During the frost-free season I'll go around with a wheelbarrow filled with soapy water, shoveling each mound into the soapy water where the surfactant quickly kills the ants. After 2 hours I'll dump out the dead ants and soil. Once you've dug out the first couple of shovelfuls and the mound is disturbed, allow 5 to 10 seconds for a thick layer of ants to form on the soil's surface before skimming off the ants with a thin layer of soil, then repeat the process. After a number of cycles of this when the ants start getting thin on the ground, I'll stop, give the surviving ants a few days to regroup before making another visit.

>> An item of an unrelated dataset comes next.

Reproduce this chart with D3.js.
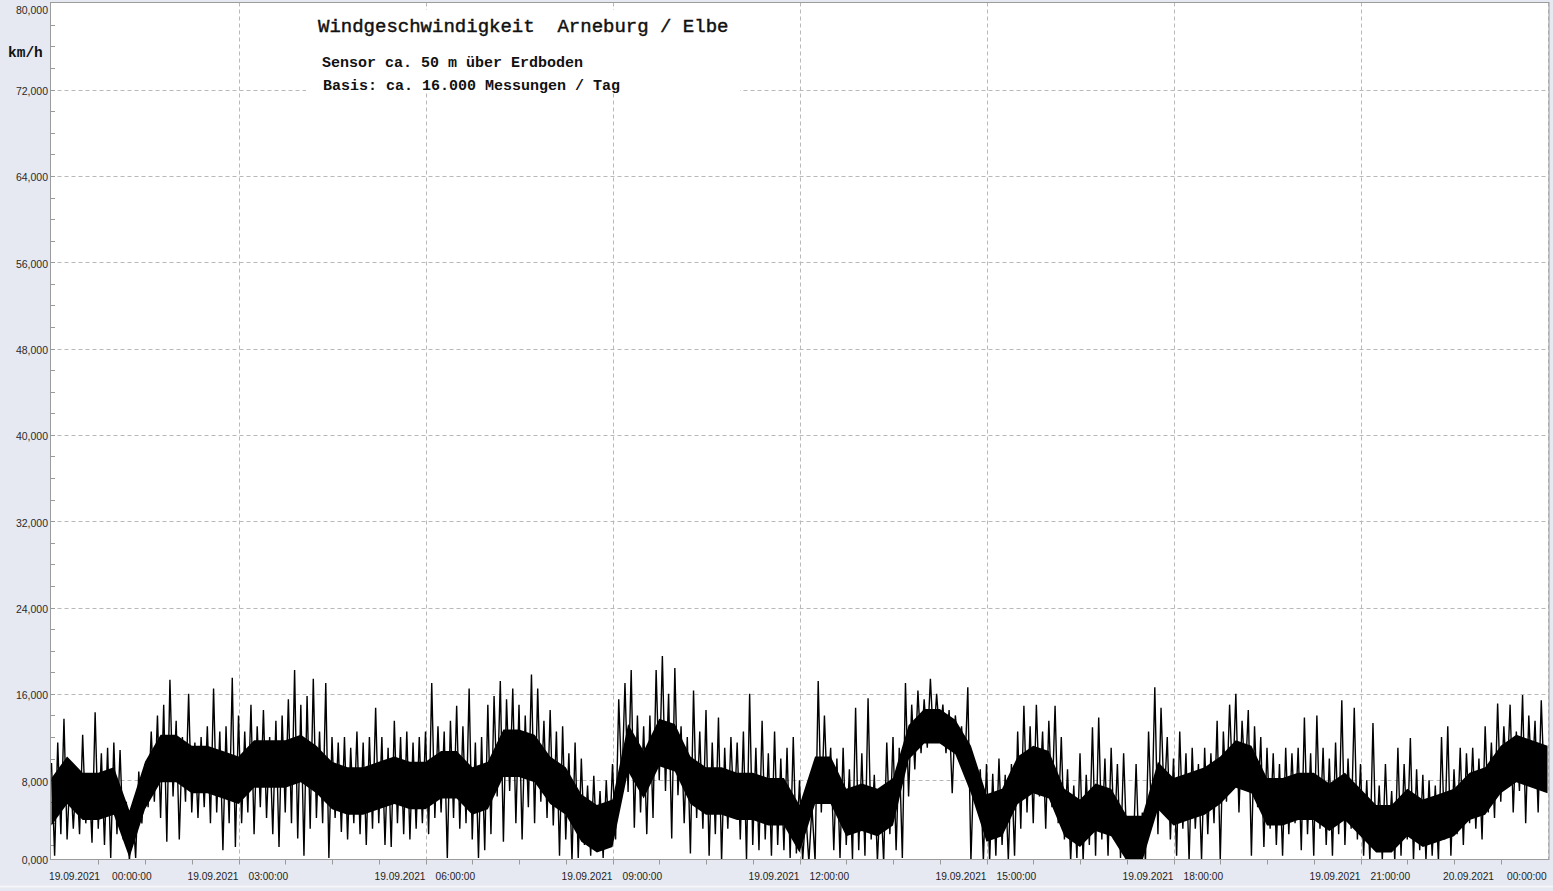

I've been using this method for over 14 years to control fire ant mounds on my 26 acres of pastures. It's a continuing process since each summer alates start new colonies and mature colonies will relocate across the property line from adjacent pastures, but it has been very effective at controlling fire ants on my property.
Several yrs ago when I lived in south tx where fire ants are a huge problem. I was converting my garden over to a no till garden with a haymulch and the fire ants just loved living under the mulch. Because of the mulch It was pretty difficult to pinpoint where the mounds actually were. My feet would get bit up almost every time I worked in my garden. I did some online research and ran across a guy called Howard Garrett. He has a natural recipe for immediate control of fire ants, but what helped out me out more was his information on how the microbial health of the soil attracts or repels fire ants. When I followed his suggestions on building the beneficial microbes in the soil i noticed a drastic decline in fire ants in my garden over a couple years time. This was over 10 yrs ago and I moved out of the area shortly after that so was not able to monitor long terms affects. One of the main things that helped was scattering molasses granules over the garden. The good microbes love molasses. Google Howard Garrett.
Cinnamon. Whenever we have ant invasions, I just sprinkle cinnamon. Within less than 30 minutes, they are gone. Granted that may not help much aka they simply move, but you can put a perimeter/barrier with cinnamon and it not be crossed.